We edged forward bit by bit and by the time dawn broke we were close. A short while later we disembarked, told to take our luggage from the trailer and to form a semi-orderly queue on the grimy tarmac which was embedded with myriad bottle tops and other miscellaneous organic and inorganic items.

An illustration of one of the delights that awaits the hapless traveller at the border post: queueing outside the bus at dawn with all ones belongings on display.

An illustration of one of the delights that awaits the hapless traveller at the border post: queueing outside the bus at dawn with all ones belongings on display.

For a while I stood there in the cool of the early morning until it occurred to me that I was the only one wearing only a T-shirt. I dug into my cabin bag and extracted a wind-cheater and then strolled to the back of the queue, trying my best to remain surreptitious. My photo of the moment speaks for itself – a desultory queue of passengers standing beside their bags, resigned to wait for however long it might take.

An hour elapsed and still no sign of our officials. After perhaps another 45 minutes two customs officials, a man and a woman, sauntered down the line of bags, poking one or two at random but looking largely disinterested. They were done in two minutes. After the protracted wait that’s all the time it took.

A typical trailer laden high with goods for resale in the Zimbabwe.

A typical trailer laden high with goods for resale in the Zimbabwe. I took this photo once we had crossed into Zimbabwe.

Alas, we weren’t permitted to get back on the bus until it had been searched. We were instructed to wait further ahead on the other side of the control point. Probably another two hours elapsed at this juncture, the sun steadily arcing upwards in tandem with the temperature.

I chatted to my neighbour on the bus, a young Ndebele lad working as a security guard in a mall near Johannesburg airport. It didn’t sound like a great job: periodic armed robberies punctuating the general monotony of the job. However, with his wages he’d managed to buy a car of which he seemed proud, though he didn’t yet have a license. “Have the police caught you yet?” I asked him, to which he replied that they had but a R50 back-hander had been enough to quash any charges.

After a while I got my phone out to take another picture of the listless passengers sitting on the perimeter kerbs. A few people standing nearby observed me intently and one man about ten yards from me sauntered across.

“What are you doing my friend? You cannot take pictures here. This is a sensitive area.”

He flicked some sort of security ID from his pocket which suggested that he was a plain clothes CIO agent, one of the countless members of the government security apparatus playing the role of Big Brother.

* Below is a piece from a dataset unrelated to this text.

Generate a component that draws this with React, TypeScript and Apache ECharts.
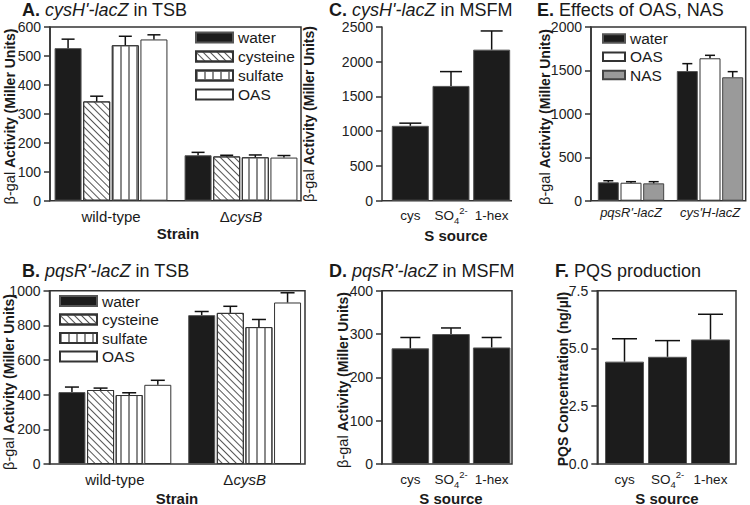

“I’m just a tourist,” I insisted.

“But can you tell me what you are doing? Are you Al Quaeda?”

At this I just smiled amiably and he chuckled in turn before turning serious.

“No pictures!” he reiterated once more before sauntering back to his mates. Phew, that was a bit close for comfort. At least he didn’t ask me to erase the photograph. They’d been known to destroy whole spools of film if they deemed the photographer had committed some violation or other. However, I was in for a pleasant surprise once I reached Bulawayo where I would discover that the independent press enjoyed more freedom of speech than I could remember for many years.

Passengers bask in the sun waiting for their transport to clear customs and immigration.

Passengers bask in the sun waiting for their transport to clear customs and immigration.

Eventually, around 10 am, 8 hours after our arrival at the border post, we were finally authorised to proceed. Our last inspection officer had stood by the side of the bus with his arms crossed facing away from us for the better part of those last couple of hours by which I deduced that we had not paid the relevant facilitation ‘fee’ but more on that in my next chapter.

To conclude, I am sure there are other border posts out there to rival or indeed surpass Beit Bridge in terms of tedium, bureaucracy and inefficiency but I certainly hope to avoid experiencing them in my lifetime! Beit Bridge is quite enough.